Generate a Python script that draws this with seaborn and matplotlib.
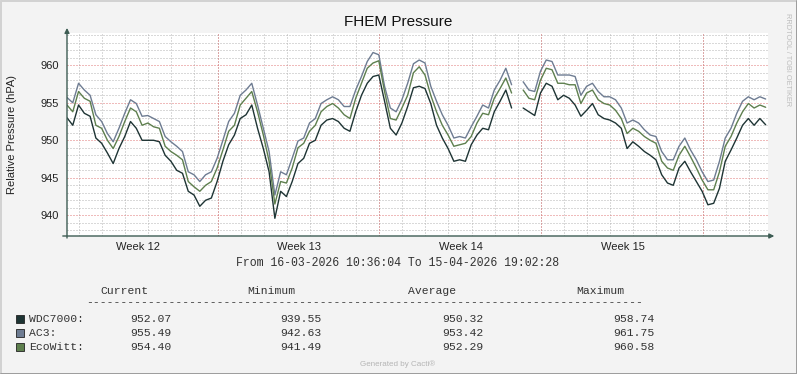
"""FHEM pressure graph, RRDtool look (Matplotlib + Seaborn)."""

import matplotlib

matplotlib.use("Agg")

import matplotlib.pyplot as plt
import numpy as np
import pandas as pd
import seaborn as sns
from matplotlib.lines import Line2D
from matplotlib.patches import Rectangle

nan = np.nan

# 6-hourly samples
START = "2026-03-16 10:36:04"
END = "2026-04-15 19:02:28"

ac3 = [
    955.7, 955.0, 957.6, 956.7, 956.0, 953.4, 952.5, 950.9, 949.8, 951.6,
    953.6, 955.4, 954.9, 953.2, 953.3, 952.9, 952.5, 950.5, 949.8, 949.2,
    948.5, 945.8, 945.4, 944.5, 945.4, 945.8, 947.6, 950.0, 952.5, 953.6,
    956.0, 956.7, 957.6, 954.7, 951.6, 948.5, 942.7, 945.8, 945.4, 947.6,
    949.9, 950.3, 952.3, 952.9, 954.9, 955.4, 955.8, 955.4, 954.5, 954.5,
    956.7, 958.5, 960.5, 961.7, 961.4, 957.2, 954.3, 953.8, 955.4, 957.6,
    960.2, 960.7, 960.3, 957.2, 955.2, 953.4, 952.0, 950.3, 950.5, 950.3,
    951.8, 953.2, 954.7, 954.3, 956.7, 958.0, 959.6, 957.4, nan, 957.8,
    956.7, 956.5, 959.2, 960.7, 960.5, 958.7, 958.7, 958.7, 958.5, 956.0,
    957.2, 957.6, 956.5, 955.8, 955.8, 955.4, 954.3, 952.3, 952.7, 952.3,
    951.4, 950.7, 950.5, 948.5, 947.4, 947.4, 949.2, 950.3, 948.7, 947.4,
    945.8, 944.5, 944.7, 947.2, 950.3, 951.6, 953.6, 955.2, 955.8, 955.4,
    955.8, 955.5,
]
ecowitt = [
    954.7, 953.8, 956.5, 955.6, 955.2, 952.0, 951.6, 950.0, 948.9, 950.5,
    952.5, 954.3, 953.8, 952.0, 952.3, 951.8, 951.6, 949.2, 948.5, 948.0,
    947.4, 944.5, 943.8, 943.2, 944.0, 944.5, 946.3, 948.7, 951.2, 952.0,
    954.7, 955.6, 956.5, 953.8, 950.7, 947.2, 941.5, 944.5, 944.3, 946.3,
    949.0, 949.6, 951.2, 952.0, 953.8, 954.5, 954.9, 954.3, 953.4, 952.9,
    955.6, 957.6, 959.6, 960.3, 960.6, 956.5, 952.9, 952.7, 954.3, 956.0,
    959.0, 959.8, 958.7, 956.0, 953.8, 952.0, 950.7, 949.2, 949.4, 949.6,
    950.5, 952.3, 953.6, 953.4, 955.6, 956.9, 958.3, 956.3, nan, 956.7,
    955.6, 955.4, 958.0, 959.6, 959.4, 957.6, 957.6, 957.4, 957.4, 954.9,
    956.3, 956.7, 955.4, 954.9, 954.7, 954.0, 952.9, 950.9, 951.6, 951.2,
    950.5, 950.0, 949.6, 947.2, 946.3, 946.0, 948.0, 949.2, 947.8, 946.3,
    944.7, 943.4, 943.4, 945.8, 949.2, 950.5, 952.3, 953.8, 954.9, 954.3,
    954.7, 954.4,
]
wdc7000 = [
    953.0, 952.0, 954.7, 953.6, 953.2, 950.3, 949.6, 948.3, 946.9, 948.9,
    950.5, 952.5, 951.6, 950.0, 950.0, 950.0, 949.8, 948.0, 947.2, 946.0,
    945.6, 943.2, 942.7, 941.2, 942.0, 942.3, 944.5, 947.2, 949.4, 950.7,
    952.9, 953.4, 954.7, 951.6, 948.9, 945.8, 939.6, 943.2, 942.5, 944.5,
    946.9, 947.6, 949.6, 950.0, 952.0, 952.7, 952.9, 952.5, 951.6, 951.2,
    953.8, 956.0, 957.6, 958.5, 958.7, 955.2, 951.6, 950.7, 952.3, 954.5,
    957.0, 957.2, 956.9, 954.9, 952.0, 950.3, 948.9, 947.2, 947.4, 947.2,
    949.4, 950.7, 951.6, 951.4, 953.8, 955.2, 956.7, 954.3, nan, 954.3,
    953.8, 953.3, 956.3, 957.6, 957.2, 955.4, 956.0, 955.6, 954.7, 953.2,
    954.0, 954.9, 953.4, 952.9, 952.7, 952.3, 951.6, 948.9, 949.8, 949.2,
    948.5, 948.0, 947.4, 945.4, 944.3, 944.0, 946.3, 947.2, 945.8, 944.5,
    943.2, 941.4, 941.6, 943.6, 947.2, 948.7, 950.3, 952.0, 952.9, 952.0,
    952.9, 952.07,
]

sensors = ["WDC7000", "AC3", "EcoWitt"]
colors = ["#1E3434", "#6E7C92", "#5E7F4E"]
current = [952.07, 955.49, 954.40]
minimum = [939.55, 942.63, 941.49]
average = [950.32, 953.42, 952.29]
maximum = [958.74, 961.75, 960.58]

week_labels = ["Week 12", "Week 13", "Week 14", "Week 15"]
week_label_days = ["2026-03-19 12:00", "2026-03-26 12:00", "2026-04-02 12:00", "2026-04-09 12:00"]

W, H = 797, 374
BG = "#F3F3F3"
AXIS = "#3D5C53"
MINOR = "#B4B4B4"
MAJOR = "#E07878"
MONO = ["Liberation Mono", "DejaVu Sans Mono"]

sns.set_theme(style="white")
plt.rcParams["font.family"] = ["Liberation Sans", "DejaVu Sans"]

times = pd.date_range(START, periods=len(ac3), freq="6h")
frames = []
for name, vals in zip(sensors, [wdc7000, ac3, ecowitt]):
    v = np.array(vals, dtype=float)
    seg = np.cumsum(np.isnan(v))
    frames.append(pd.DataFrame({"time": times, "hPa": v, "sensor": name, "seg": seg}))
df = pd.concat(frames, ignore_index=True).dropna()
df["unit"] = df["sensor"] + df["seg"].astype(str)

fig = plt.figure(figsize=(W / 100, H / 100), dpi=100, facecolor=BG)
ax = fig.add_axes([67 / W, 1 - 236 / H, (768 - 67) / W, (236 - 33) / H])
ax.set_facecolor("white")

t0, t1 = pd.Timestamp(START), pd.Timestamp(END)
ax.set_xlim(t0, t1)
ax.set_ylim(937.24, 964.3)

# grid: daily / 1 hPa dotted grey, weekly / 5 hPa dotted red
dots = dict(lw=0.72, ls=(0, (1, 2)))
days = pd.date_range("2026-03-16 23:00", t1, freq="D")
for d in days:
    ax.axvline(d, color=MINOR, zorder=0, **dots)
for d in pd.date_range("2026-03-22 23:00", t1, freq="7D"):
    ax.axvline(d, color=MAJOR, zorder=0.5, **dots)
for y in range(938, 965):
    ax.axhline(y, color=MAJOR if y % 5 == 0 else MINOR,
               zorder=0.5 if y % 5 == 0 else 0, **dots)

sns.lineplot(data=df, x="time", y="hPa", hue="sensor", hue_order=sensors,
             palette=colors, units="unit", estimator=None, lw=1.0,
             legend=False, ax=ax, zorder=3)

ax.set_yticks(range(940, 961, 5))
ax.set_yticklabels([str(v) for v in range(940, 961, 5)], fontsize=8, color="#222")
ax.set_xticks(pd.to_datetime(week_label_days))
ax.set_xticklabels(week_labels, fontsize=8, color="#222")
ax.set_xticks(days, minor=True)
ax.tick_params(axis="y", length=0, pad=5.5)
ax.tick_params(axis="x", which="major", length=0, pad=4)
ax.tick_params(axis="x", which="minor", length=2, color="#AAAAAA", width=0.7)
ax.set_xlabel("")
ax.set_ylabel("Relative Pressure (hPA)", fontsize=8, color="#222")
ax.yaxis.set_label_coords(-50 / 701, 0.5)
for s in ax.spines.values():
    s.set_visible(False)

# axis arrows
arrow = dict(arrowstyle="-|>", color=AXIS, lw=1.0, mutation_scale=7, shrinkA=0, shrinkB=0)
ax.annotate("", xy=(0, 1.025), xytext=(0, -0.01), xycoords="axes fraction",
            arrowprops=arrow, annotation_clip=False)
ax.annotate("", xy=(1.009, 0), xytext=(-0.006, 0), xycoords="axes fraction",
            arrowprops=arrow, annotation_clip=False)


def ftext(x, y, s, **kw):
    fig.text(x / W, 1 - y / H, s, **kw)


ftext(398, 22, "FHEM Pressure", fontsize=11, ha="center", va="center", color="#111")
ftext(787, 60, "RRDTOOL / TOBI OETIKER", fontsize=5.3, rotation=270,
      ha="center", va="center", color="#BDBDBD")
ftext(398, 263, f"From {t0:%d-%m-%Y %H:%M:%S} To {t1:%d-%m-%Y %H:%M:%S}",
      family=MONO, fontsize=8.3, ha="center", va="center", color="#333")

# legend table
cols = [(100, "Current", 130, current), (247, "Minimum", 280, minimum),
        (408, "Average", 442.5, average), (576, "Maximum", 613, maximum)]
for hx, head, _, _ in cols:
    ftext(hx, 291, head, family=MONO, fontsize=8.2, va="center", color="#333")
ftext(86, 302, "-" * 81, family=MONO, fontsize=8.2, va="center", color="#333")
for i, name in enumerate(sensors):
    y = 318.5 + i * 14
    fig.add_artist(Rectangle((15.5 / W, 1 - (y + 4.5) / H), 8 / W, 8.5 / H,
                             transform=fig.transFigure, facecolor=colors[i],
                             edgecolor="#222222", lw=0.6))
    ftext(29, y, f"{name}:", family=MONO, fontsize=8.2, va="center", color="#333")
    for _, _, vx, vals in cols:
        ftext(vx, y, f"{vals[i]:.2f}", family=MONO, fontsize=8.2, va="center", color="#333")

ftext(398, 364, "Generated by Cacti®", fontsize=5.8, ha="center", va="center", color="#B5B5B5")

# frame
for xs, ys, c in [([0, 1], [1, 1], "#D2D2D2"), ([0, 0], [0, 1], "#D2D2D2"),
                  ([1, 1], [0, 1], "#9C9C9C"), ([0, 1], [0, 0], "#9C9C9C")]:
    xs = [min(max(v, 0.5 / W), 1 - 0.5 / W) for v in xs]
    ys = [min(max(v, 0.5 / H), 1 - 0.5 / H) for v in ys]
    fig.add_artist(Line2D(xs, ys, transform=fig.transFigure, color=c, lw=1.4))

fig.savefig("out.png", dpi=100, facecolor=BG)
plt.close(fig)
━━━━━━
● TO BE DONE
Everything from the first line of the listing above through the line that contains "nan = np.nan" is to be restated word for word, minus the pictures.

● WRITTEN SOLUTION
Generate a Python script that draws this with seaborn and matplotlib.
"""FHEM pressure graph, RRDtool look (Matplotlib + Seaborn)."""

import matplotlib

matplotlib.use("Agg")

import matplotlib.pyplot as plt
import numpy as np
import pandas as pd
import seaborn as sns
from matplotlib.lines import Line2D
from matplotlib.patches import Rectangle

nan = np.nan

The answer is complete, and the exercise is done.